The general guideline is that when the VIF goes beyond 10, which means that the R-Squared is 0.90, there is a risk of having the multicollinearity problem.

What should we do when we got Multicollinearity?

Now, what are we going to do when we have the multicollinearity in our model? Just remove one of the variables with high VIF, rebuild the model, and see if it still has such a problem.

How are we going to decide which variables to remove?

That really depends on what you’re interested in.

In the above example, you want to remove either the Job Level or the Working Years. If you are interested in understanding the relationship between the Job Level and the Salary then keep the Job Level but remove the Working Years.

Now, let’s take a look at an example use case. I’m going to use Exploratory (UI tool to do Data Science) to demonstrate.

Working to Address Multicollinearity in Exploratory

Here is a quick example.

I had an employee salary data and wanted to build a linear regression model to explain how the salary changes based on a given set of employee attributes such as Age, Gender, Working Years, etc.

So I built one, and here is the Coefficient tab showing the coefficients of all the predictor variables.

Now I want to make sure this model doesn’t have the ‘multi-colinearity’ problem. If it has then I can’t rely on these coefficients.

We can go to the ‘Colinearity’ tab to check if there are any variables that might be at risk of causing the ‘multicollinearity’ problem.

When you run a linear regression model in Exploratory it automatically does the logic I explained above, which is to create a linear regression model for every single variable and measure the R-Squared and VIF, behind the scene so you don’t have to do it manually. 💪

Now, the Collinearity bar chart above is showing the ‘VIF (Variance Inflation Factor) for each predictor variable.

We can see that ‘Job Role’ and ‘Department’ variables have very high VIF values, which indicates that they are causing the multicollinearity problem.

By looking at the relationship between the Job Role and the Department by using the Bar chart, we can see that they are super associated with one another.

Except for the case of ‘Manager’, you can perfectly know which department a given employee belongs to once we know their ‘Job Role’.

This is why the VIF for these two variables are high. It’s always a good practice to visualize such a relationship so that you can understand it intuitively.

Anyway, as long as we have these two variables as part of the predictor variables together the coefficients are not stable, hence we can’t rely on them.

So, which one to remove? Job Role or Department?

That depends on what we want to know.

For this example, let’s say we are interested in the Job Role more than the Department so we’ll remove the Department and re-build the model.

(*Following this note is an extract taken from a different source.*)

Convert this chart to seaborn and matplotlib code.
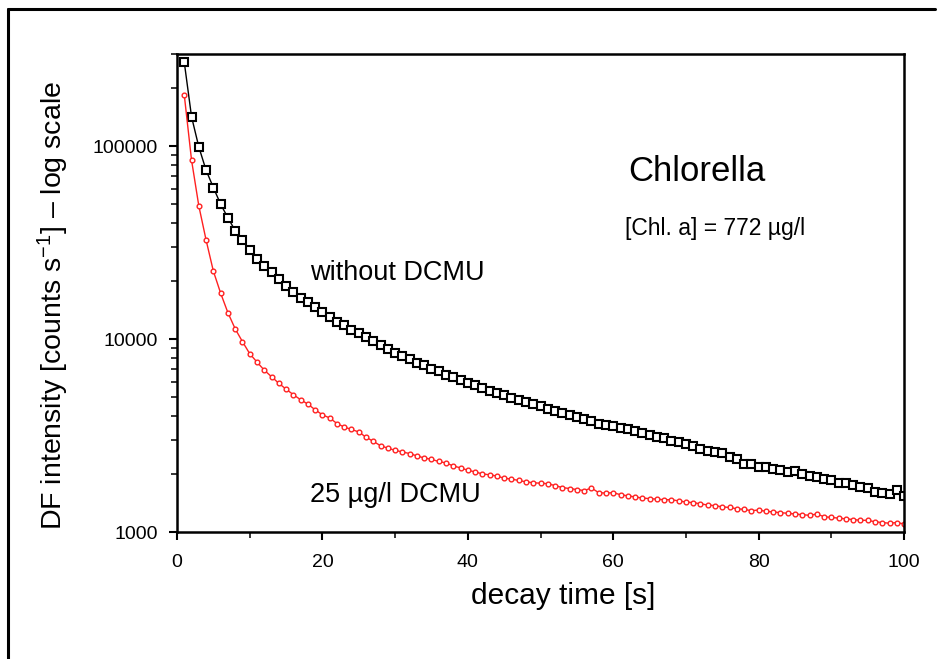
import numpy as np
import matplotlib
matplotlib.use("Agg")
import matplotlib.pyplot as plt
import seaborn as sns
from matplotlib.lines import Line2D
from matplotlib.ticker import FixedLocator, LogLocator, NullFormatter

# decay time [s]
decay_time = list(range(1, 101))

# DF intensity without DCMU (black squares)
without_dcmu = [
    272000, 142000, 99000, 75000, 61000, 50000, 42500, 36500, 32600, 28800,
    25900, 24000, 22300, 20400, 18900, 17600, 16400, 15500, 14600, 13800,
    13000, 12300, 11800, 11200, 10700, 10200, 9750, 9300, 8900, 8500,
    8150, 7850, 7550, 7300, 7000, 6800, 6550, 6350, 6150, 5950,
    5750, 5550, 5400, 5250, 5100, 4950, 4850, 4700, 4600, 4480,
    4350, 4250, 4150, 4020, 3950, 3850, 3770, 3650, 3600, 3550,
    3450, 3400, 3320, 3250, 3180, 3100, 3060, 2970, 2920, 2850,
    2800, 2700, 2640, 2600, 2560, 2450, 2400, 2260, 2250, 2180,
    2160, 2120, 2100, 2050, 2080, 2000, 1960, 1920, 1880, 1850,
    1800, 1790, 1760, 1720, 1690, 1620, 1600, 1580, 1660, 1540,
]

# DF intensity with 25 ug/l DCMU (red circles)
with_dcmu = [
    184000, 84600, 49000, 32600, 22500, 17300, 13700, 11300, 9700, 8400,
    7600, 6900, 6380, 5900, 5500, 5150, 4850, 4600, 4300, 4050,
    3900, 3650, 3500, 3400, 3300, 3100, 2950, 2800, 2720, 2650,
    2600, 2550, 2480, 2420, 2380, 2320, 2280, 2200, 2150, 2090,
    2050, 2000, 1980, 1950, 1900, 1880, 1850, 1820, 1800, 1790,
    1780, 1740, 1700, 1680, 1660, 1640, 1690, 1600, 1590, 1600,
    1560, 1540, 1520, 1500, 1490, 1480, 1470, 1470, 1450, 1430,
    1420, 1400, 1380, 1370, 1350, 1340, 1320, 1310, 1290, 1300,
    1280, 1270, 1260, 1250, 1240, 1230, 1220, 1240, 1200, 1190,
    1180, 1170, 1160, 1150, 1150, 1130, 1120, 1110, 1120, 1100,
]

x_ticks = [0, 20, 40, 60, 80, 100]
y_ticks = [1000, 10000, 100000]
y_tick_labels = ["1000", "10000", "100000"]

sns.set_style("white")
plt.rcParams['font.family'] = ['Liberation Sans', 'DejaVu Sans']
plt.rcParams['mathtext.fontset'] = 'custom'
plt.rcParams['mathtext.rm'] = 'Liberation Sans'
plt.rcParams['mathtext.it'] = 'Liberation Sans'
plt.rcParams['text.color'] = 'black'
plt.rcParams['axes.labelcolor'] = 'black'

fig = plt.figure(figsize=(9.43, 6.59), dpi=100)
ax = fig.add_axes([0.1877, 0.1927, 0.771, 0.7253])

sns.lineplot(x=decay_time, y=without_dcmu, ax=ax, color='black', linewidth=1.0,
             marker='s', markersize=5.3, markerfacecolor='white',
             markeredgecolor='black', markeredgewidth=1.5)
sns.lineplot(x=decay_time, y=with_dcmu, ax=ax, color='#ff2020', linewidth=1.0,
             marker='o', markersize=3.4, markerfacecolor='white',
             markeredgecolor='#ff2020', markeredgewidth=1.0)

ax.set_yscale('log')
ax.set_xlim(0, 100)
ax.set_ylim(1000, 300000)

ax.xaxis.set_major_locator(FixedLocator(x_ticks))
ax.xaxis.set_minor_locator(FixedLocator([10, 30, 50, 70, 90]))
ax.set_yticks(y_ticks)
ax.set_yticklabels(y_tick_labels)
ax.yaxis.set_minor_locator(LogLocator(base=10, subs=np.arange(2, 10)))
ax.yaxis.set_minor_formatter(NullFormatter())

ax.tick_params(axis='both', which='major', direction='out', length=6, width=1.5,
               labelsize=14, colors='black', bottom=True, left=True)
ax.tick_params(axis='x', which='major', pad=10)
ax.tick_params(axis='y', which='major', pad=8)
ax.tick_params(axis='both', which='minor', direction='out', length=4, width=1.3,
               bottom=True, left=True)
for s in ax.spines.values():
    s.set_visible(True)
    s.set_color('black')
    s.set_linewidth(1.8)

ax.set_xlabel('decay time [s]', fontsize=21.5)
ax.set_ylabel('DF intensity [counts s$^{\\mathregular{-1}}$] – log scale', fontsize=20.5)
ax.xaxis.set_label_coords(0.531, -0.104)
ax.yaxis.set_label_coords(-0.146, 0.473)

fig.text(0.329, 0.586, 'without DCMU', fontsize=19.5, va='center')
fig.text(0.329, 0.249, '25 µg/l DCMU', fontsize=19.5, va='center')
fig.text(0.666, 0.739, 'Chlorella', fontsize=25, va='center')
fig.text(0.663, 0.654, '[Chl. a] = 772 µg/l', fontsize=16.5, va='center')

# figure frame
fig.add_artist(Line2D([0.0085, 0.0085], [0.0, 0.986], color='black', linewidth=2.2,
                      transform=fig.transFigure))
fig.add_artist(Line2D([0.0085, 0.992], [0.986, 0.986], color='black', linewidth=2.2,
                      transform=fig.transFigure))

fig.savefig('out.png', dpi=100)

Now that we don’t have the variables with extremely high VIF values.

The ‘Job Role’ VIF is 10.76, which is relatively high. This indicates that about 90% of the variance of ‘Job Role’ can be explained by the other predictor variables. We can remove this variable, but then we won’t be able to answer the question of how ‘Job Role’ is associated with the monthly income.

Given that the VIF is not extremely high, I’m going to keep it and continue on the analysis of how the monthly income is correlated with the other employee attributes.

Now, one last thing.

So far, we have looked at how to detect and address the multicollinearity problem methodically by using a given data.

But also it is always a good practice to ask about such a relationship that is detected as ‘multicollinearity’ to the ones who know the data and the business rules behind it. They will tell you if there are indeed such business rules behind the relationship if any.